Friday, February 11, 2011

The Power of Unity -- A Formidable Tool for Peace and Security

Today, February 11, 2011, Egyptian protesters in Cairo's Tahrir Square, in Alexandria and in Suez got their wish: President Hosni Mubarak stepped down as president of Egypt after thirty years in power.

In following the media coverage of the historic events that have unfolded in Egypt over the past eighteen days, the most striking phenomenon has been the demonstration of unity amongst people of disparate backgrounds: the rich and the poor, the educated and the uneducated, secularists and Islamists, the young and the old and people of various political persuasions. This unity has manifested itself in three ways: unity of purpose, the ability to speak with one voice and unity of action. When coupled with a disciplined determination to keep the protests peaceful and avoid violence, the power of such unity has been phenomenal: it has begun to change the course of history both within Egypt and inevitably within the region.

The power that results from unity of purpose, action and voice is one that the international community would do well to ponder and to mindfully cultivate as it seeks effective tools to maintain and restore much-needed peace and security in the world.

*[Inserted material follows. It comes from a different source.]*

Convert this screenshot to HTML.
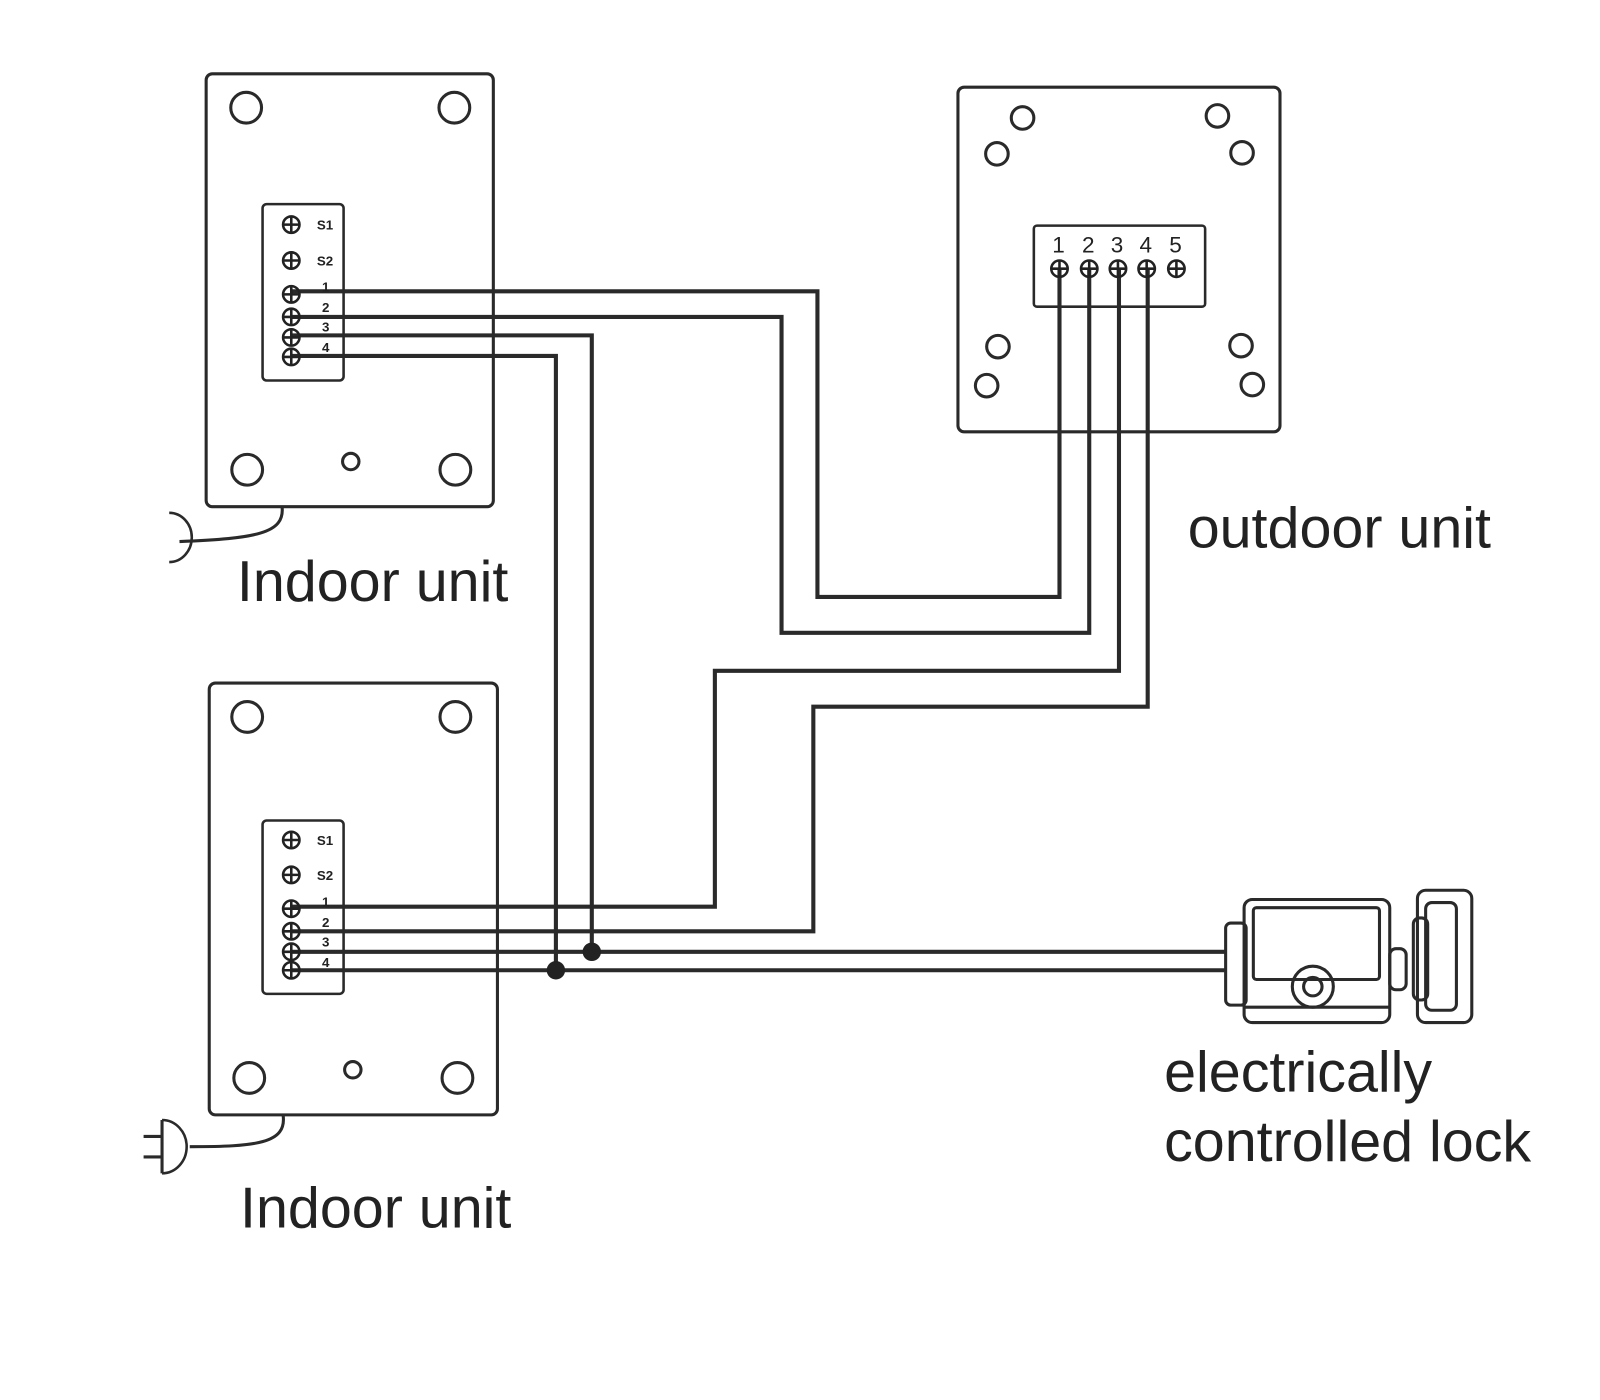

It makes no difference whether the problem is caused by a bully in the form of an autocratic leader with whom the citizens of a country are contending, or whether it is caused by a bully in the shape of the government of an individual nation which threatens the peaceful equilibrium of all member nations of the world community; in order for the solutions to all such problems to be effective, they must be pursued in reliance on a spirit of absolute unity. Whether it is a president who has seized power in defiance of the constitutional requirements of his country, as in the case of Mr. Gbagbo of the Ivory Coast, a president whose autocratic rule has outlived its welcome as in the case of Mr. Mubarak, or a country that poses a threat to other countries through its illicit pursuit of weapons of mass destruction such as Iran or North Korea, any effective solution must have as its linchpin the principle of unity.

In the case of the Ivory Coast, the African Union and the the Economic Community of West African States (ECOWAS) must continue to speak with one voice (with the continued backing of the EU, the UN and the rest of the international community) and act as one -- with collective force if necessary -- in order to be effective and set a good precedent for the rest of Africa. In the case of Iran and North Korea, it is high time for the international community to rise to its responsibility and clearly decide what it will do when a nation has been clearly shown to be flouting the international rules that prohibit the proliferation of nuclear weapons and is consequently threatening the peace of the world with its behavior. The consequences of such behavior must be clearly specified and agreed to by all nations, along with the circumstances in which they will be applied. Moreover, punishment must be meted out even-handedly to all who break the rules. Last, but not least, it is time to establish an international standing force that represents the international community and has the mandate to enforce its collective decisions.

It is not until the international community can both speak with one voice and back its voice up with unified action that peace will become a reality. As for Egypt, it is still not out of the woods: what remains to be seen is whether the people of Egypt can maintain their unity of purpose, voice and action as they go about collectively crafting the future of their country.